Is Horace trying to tell me something?

There is a damp patch in the kitchen which calls out to me most days. It is singing, in a mocking tone, something like this: “I’ma gonna cost you money!” It was right of course – money and disruption.

I have had builders in, redirecting my down pipes (now don’t start, I got your number!) and creating a soak away where there used to be a neat back patio paved in Victorian bricks.

If it was disruptive for me, my problems were as nothing compared to the drama that it inflicted on Horace the spider who, regular readers will know, lives outside the bathroom window by the dustbin.

The workmen needed his space so it was goodbye elaborate web and goodbye Horace. Again, regular readers will already know that Horace persists in guarding his territory even if I inadvertently bring him into the house in my hair when I have the cheek to trespass onto his patch.

This last week, with builders, rain, shorter darker days and the first anniversary coming up of my brain haemorrhage, I think I was within my rights to feel down-hearted and so, OK, I got down-hearted.


Things change though.
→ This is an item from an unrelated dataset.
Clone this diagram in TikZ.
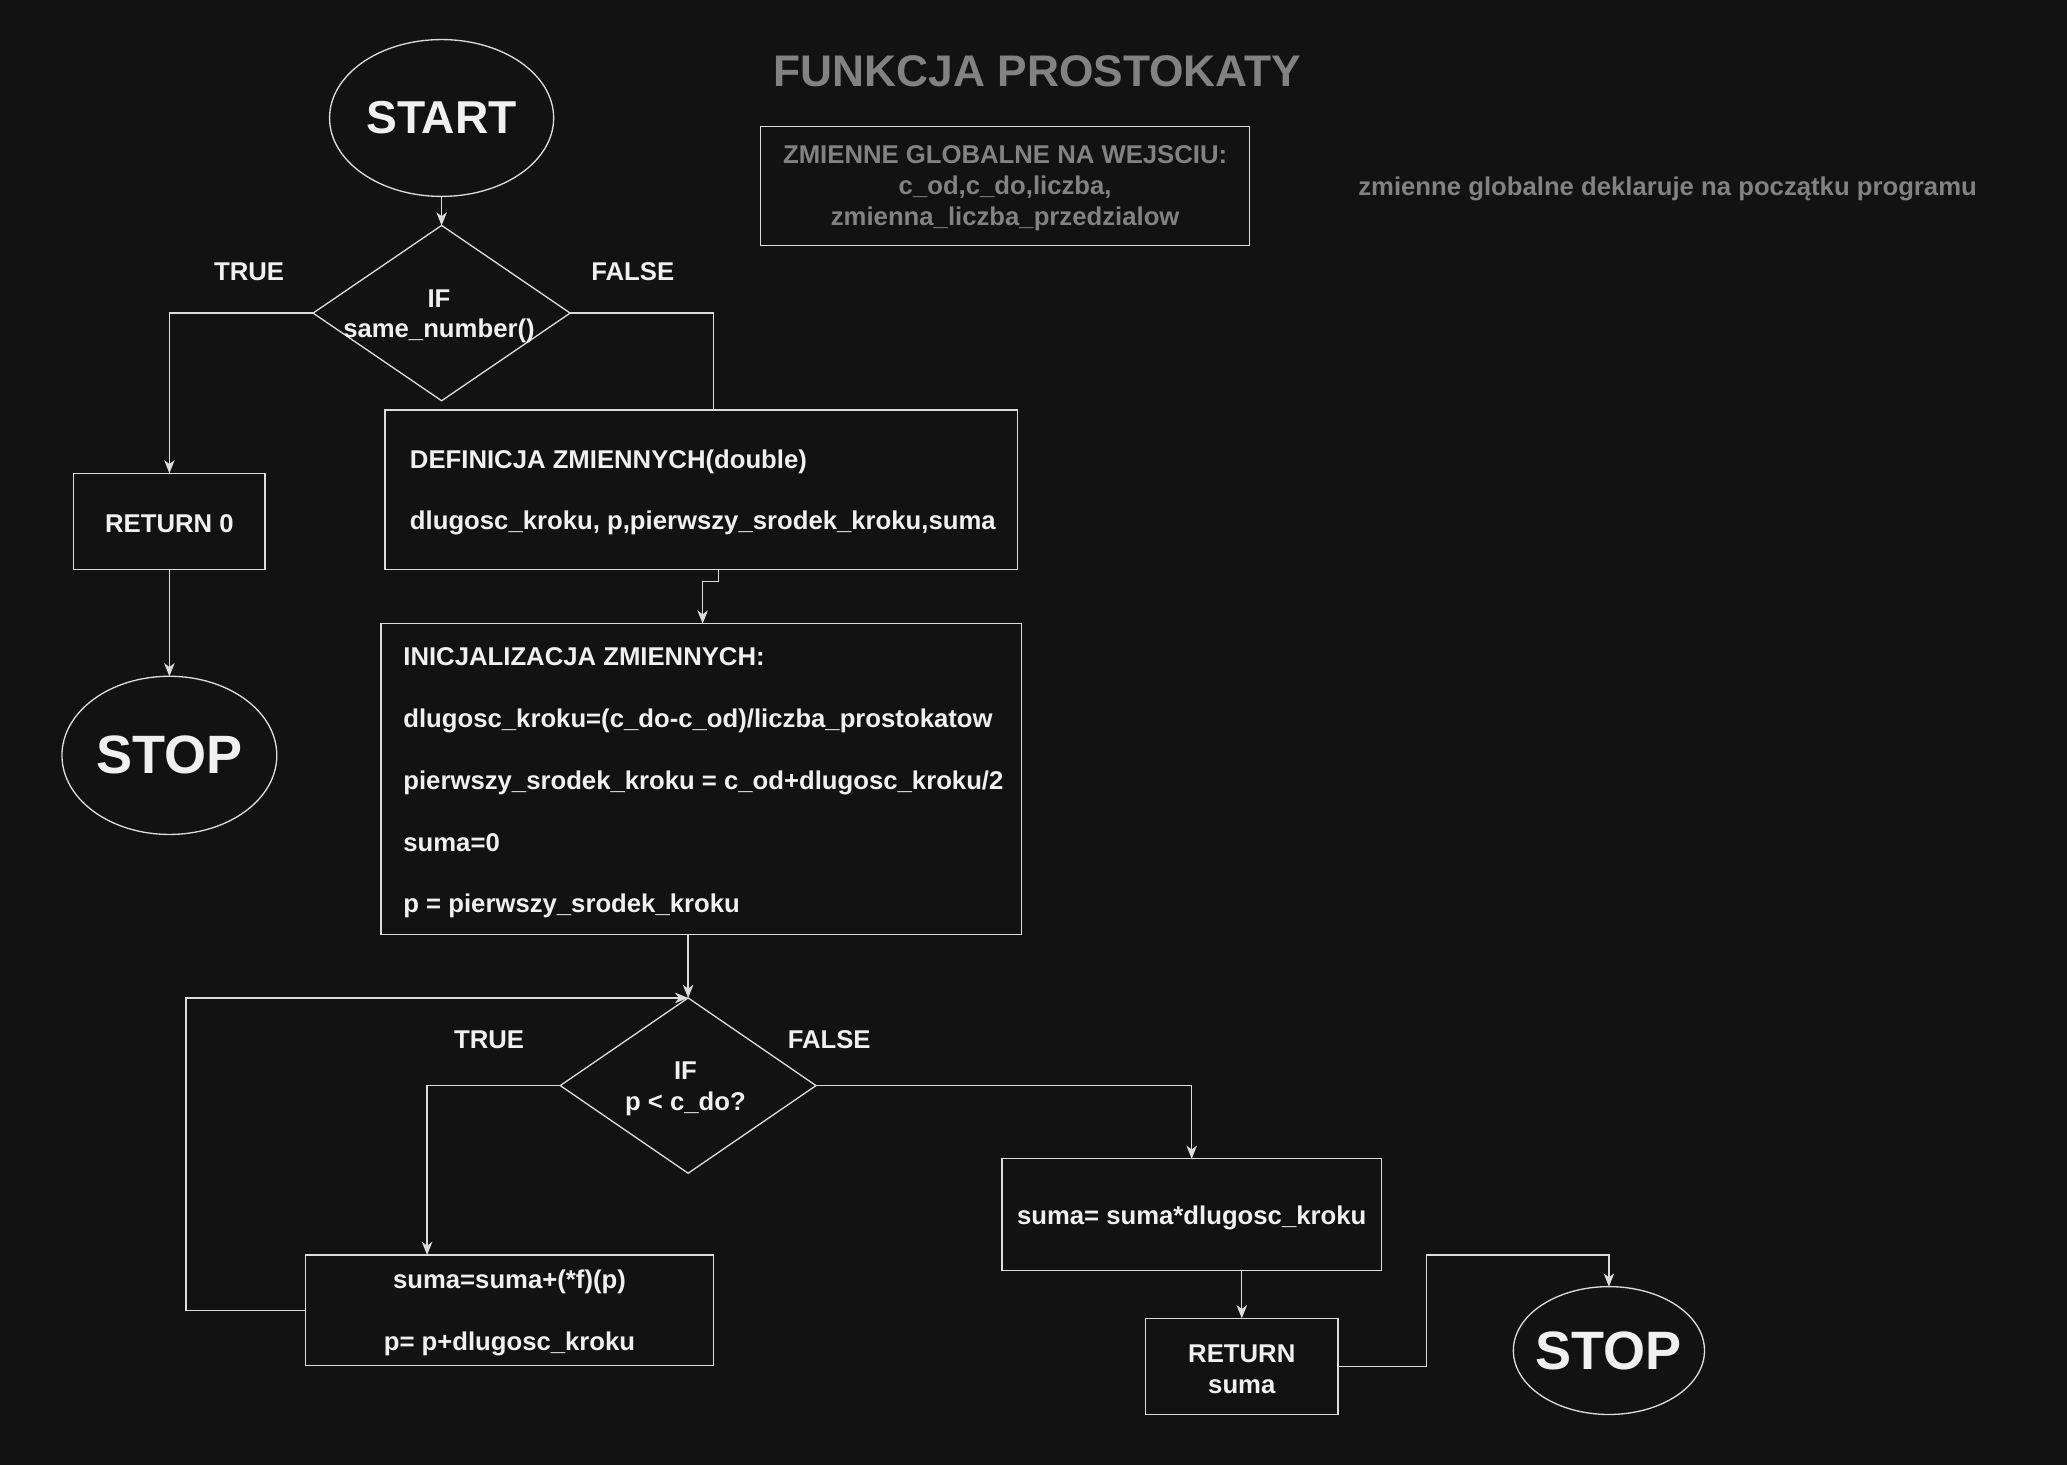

Today, the sun is shining, the workmen have finished, and Horace?

Well he is not by the dustbin any more.

No. Sitting up here in my study on the second floor (third floor if you are in America) of my small Georgian terraced house in the South of England, I noticed that all the rain and the builders mess had caused a genuine window cleaning necessity on my window onto the World.

I had decided that the dirty windows were a genuine disgrace, something that could earn me social pariah status in a less Bohemian part of town. I was contemplating cleaning them but, yes, it is back to Horace.

He has made it up to the top of the house and spun a new web immediately outside my window where he is sitting now quietly devouring the remains of a wasp that he caught yesterday, spun into a ball ready for the meal which he is so obviously relishing as we speak.

I can’t possibly disturb him again! Or can I?

I will wait until this week is over, I decided. This is all tied up with my crazy reaction to the anniversary of my illness. The light is identical to last year, the house is quiet, I am here alone just like I was that day when I went from everyday life into impenetrable blankness. I know I will never remember those six hours that I lay on the floor in a coma somewhere here in this house but the anniversary replication of that day is uncanny and, sad to say, Horace is welcome company until November brings in a new spirit of rebirth. I know he is but a dumb beast, but as a wolf, I empathise with fellow non-humans, and I realize that our friendship is transitory but somehow, today, sitting here with the sunlight streaming in through that filthy window, I feel as if someone is watching over me. It is probably not Horace but for the time being, he will do.